Not to mention, you might have to request your stimulus check on your taxes if you didn’t get one.


Unemployment is one of the biggest changes many taxpayers will have to deal with on their taxes, likely for the first time.

Many local and State Department of Job and Family Services has already begun sending out 1099-G forms to anyone who applied for and/or received unemployment benefits in 2020. The form shows a record of how much money you got, which needs to be reported to the IRS.

Anyone who didn’t have withholdings taken out of their unemployment, may actually owe, as unemployment benefits are taxable.

Home Office Deduction

With so many people working from home, the idea of a home office deduction is gaining buzz, but not everyone who worked from home qualifies. “When they changed the law a couple of years ago, they took away that deduction for employees. That’s right; the deduction is only for business owners.


According to the IRS, employees aren’t eligible and, “taxpayers must meet specific requirements to claim home expenses as a deduction.
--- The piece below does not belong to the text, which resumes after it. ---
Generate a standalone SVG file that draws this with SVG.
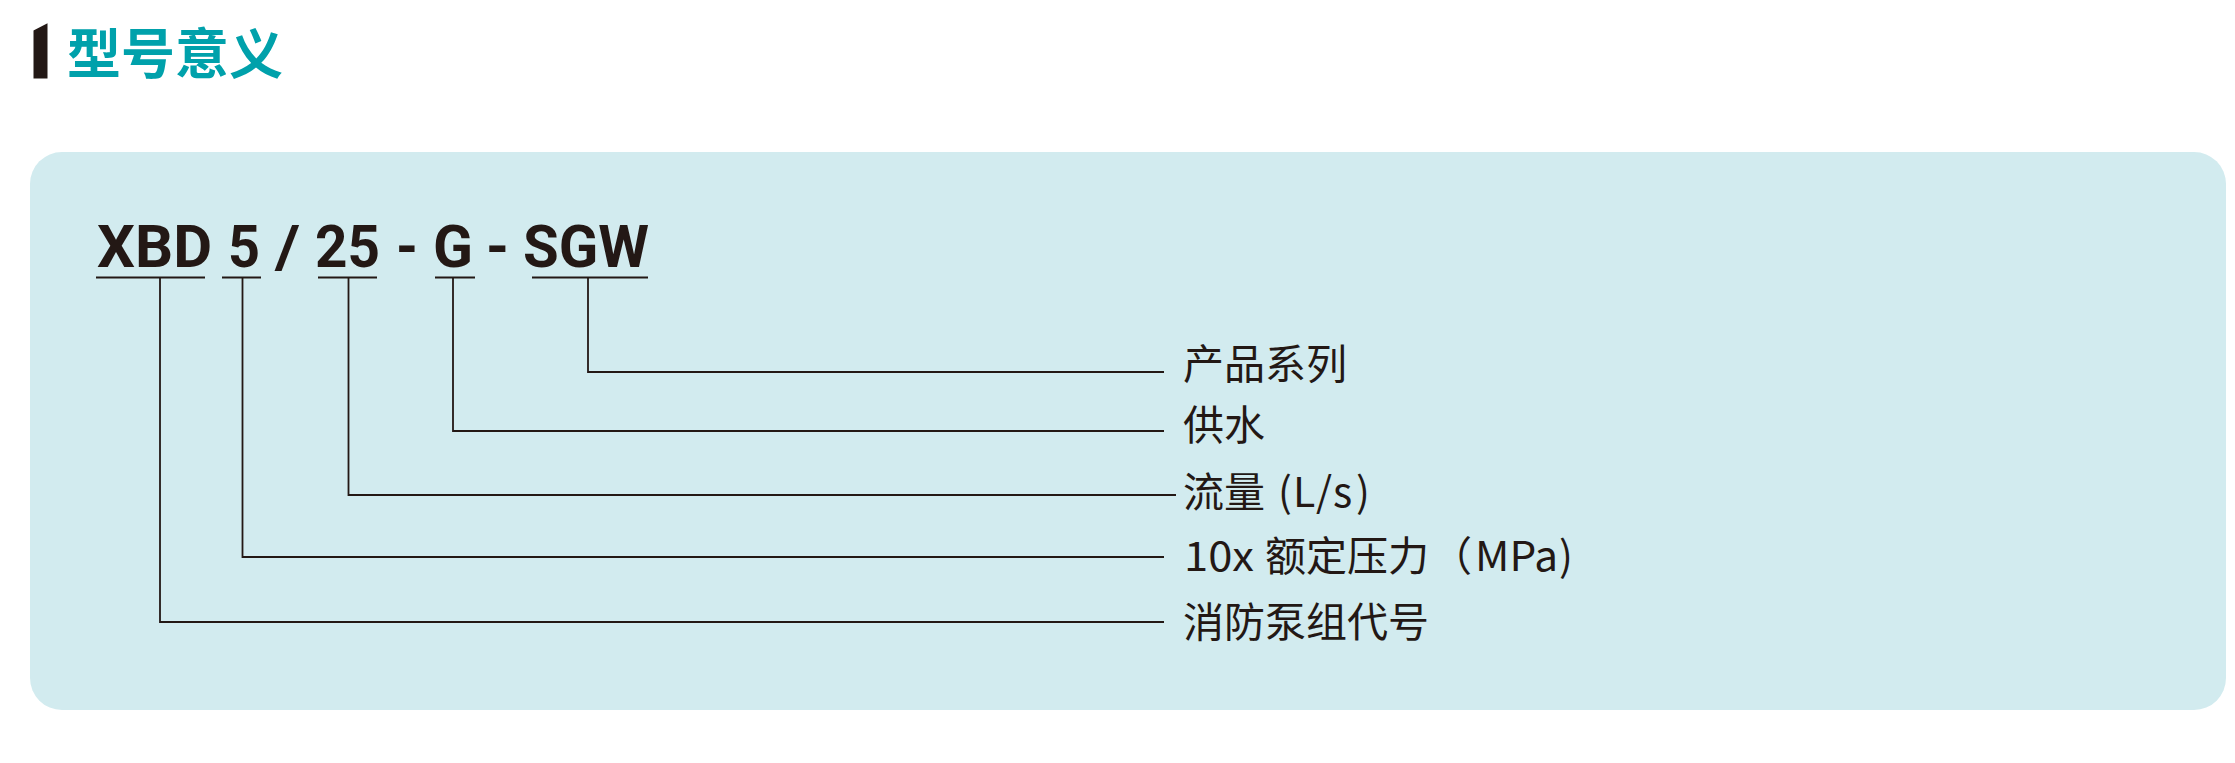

Even then, the deductible amount of these types of expenses may be limited.”

Stimulus Checks

Your stimulus check will also play a part in your taxes in 2021. Economic Impact Payments (the official name for stimulus checks) are essentially tax credits. Your first payment should have been followed by a letter with form 1044 from the official government which, similarly to the 1099-G, explains the benefit and how much you received.

The IRS has stated those of us who did not get a second stimulus payment but should be eligible may have to request it on their taxes, by claiming the Recovery Rebate Credit.  This is a win-win situation since the EIP’s are calculated based on both 2019 and 2020 income.

“Everybody’s going to have to look at those economic impact payments they received. “That calculation is going to calculate whether they got enough or not, on this year’s income.”

Take into account that if your 2019 income was higher, you may have only reached a certain bracket for the stimulus checks. Taking into account a lowered 2020 income, your tax refund may include the portion of the stimulus you didn’t already receive.

Delayed Timeline

The IRS has already announced filing season will start on February 12th, later than usual, which “allows the IRS time to do additional programming and testing of IRS systems following the December 27 tax law changes that provided a second round of Economic Impact Payments and other benefits.”

The IRS adds that “this programming work is critical to ensuring IRS systems run smoothly. If filing season were opened without the correct programming in place, then there could be a delay in issuing refunds to taxpayers. These changes ensure that eligible people will receive any remaining stimulus money as a Recovery Rebate Credit when they file their 2020 tax return.”